Building Clouds: Worldwide Building Typology Modeling from Images
Daniel Aliaga, Purdue University
This Exploring Clouds for Acceleration of Science (E-CAS) project will exploit the computational power and network connectivity to provide a world-scalable solution for generating building-level information for urban canopy parameters as well as for improving the information for estimating local climate zones, both of which are critical to high resolution urban meteorological/environmental models. The challenge is that current computational models have a bottleneck, not just in terms of the physics and processes within the land surface and boundary layer schemes, but even more critically the need is for providing a robust means of generating parameter values that define the urban landscape.
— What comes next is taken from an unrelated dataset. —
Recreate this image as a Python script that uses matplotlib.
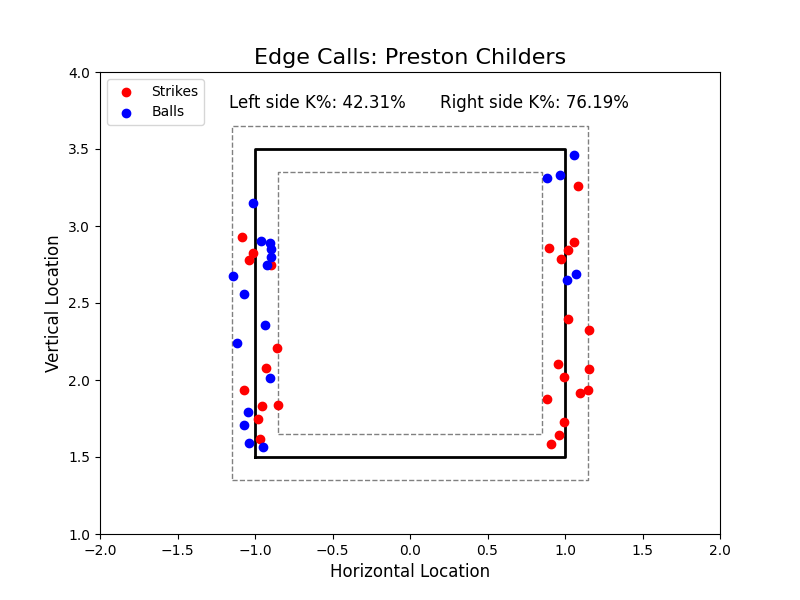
import matplotlib
matplotlib.use("Agg")
import matplotlib.pyplot as plt

strike_x = [-1.083,-1.011,-1.037,-0.894,-0.855,-0.927,-1.070,-0.953,-0.849,-0.979,-0.966,
            1.083,0.894,1.057,1.018,0.972,1.018,1.154,0.953,0.992,1.154,0.881,1.096,1.148,0.992,0.959,0.907]
strike_y = [2.929,2.825,2.779,2.747,2.208,2.078,1.935,1.831,1.838,1.747,1.617,
            3.260,2.857,2.896,2.844,2.786,2.396,2.325,2.104,2.019,2.071,1.877,1.916,1.935,1.727,1.643,1.584]
ball_x = [-1.011,-0.959,-0.901,-0.894,-0.894,-0.920,-1.141,-1.070,-0.933,-1.115,-0.901,-1.044,-1.070,-1.037,-0.946,
          1.057,0.881,0.966,1.070,1.011]
ball_y = [3.149,2.903,2.890,2.851,2.799,2.747,2.675,2.558,2.357,2.240,2.013,1.792,1.708,1.591,1.565,
          3.461,3.312,3.331,2.688,2.649]
left_k = 42.31
right_k = 76.19

fig, ax = plt.subplots(figsize=(8, 6), dpi=100)
ax.plot([-1, 1, 1, -1, -1], [1.5, 1.5, 3.5, 3.5, 1.5], color='black', lw=2)
ax.plot([-1.15, 1.15, 1.15, -1.15, -1.15], [1.35, 1.35, 3.65, 3.65, 1.35], color='gray', ls='--', lw=1)
ax.plot([-0.85, 0.85, 0.85, -0.85, -0.85], [1.65, 1.65, 3.35, 3.35, 1.65], color='gray', ls='--', lw=1)
ax.scatter(strike_x, strike_y, color='red', label='Strikes', zorder=3)
ax.scatter(ball_x, ball_y, color='blue', label='Balls', zorder=3)
ax.set_xlim(-2, 2)
ax.set_ylim(1, 4)
ax.set_xlabel('Horizontal Location', fontsize=12)
ax.set_ylabel('Vertical Location', fontsize=12)
ax.set_title('Edge Calls: Preston Childers', fontsize=16)
ax.text(-0.6, 3.8, f'Left side K%: {left_k:.2f}%', ha='center', va='center', fontsize=12)
ax.text(0.8, 3.8, f'Right side K%: {right_k:.2f}%', ha='center', va='center', fontsize=12)
ax.legend(loc='upper left')
fig.savefig('out.png')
This is how the proposed E-CAS inverse modeling approach comes into play. By utilizing images and world-wide input about building properties, we can infer a sampling of 3D building models at world scale containing more than just the geometrical shape information and enable world-scale urban weather modeling.
Development of BioCompute Objects for Integration into Galaxy in a Cloud Computing Environment
Raja Mazumder, George Washington University
BioCompute Objects allow researchers to describe bioinformatic analyses comprised of any number of algorithmic steps and variables to make computational experimental results clearly understandable and easier to repeat. Galaxy is a widely used bioinformatics platform that aims to make computational biology accessible to research scientists that do not have programming experience. The project will create a library of BioCompute objects that describe bioinformatic workflows on Amazon Web Services, which can be accessed and contributed to by Galaxy users from all over the world. This project also plans to utilize AWS Direct Connect over Internet2 to connect the library of biocomputer objects to the campus HPC environment at George Washington University.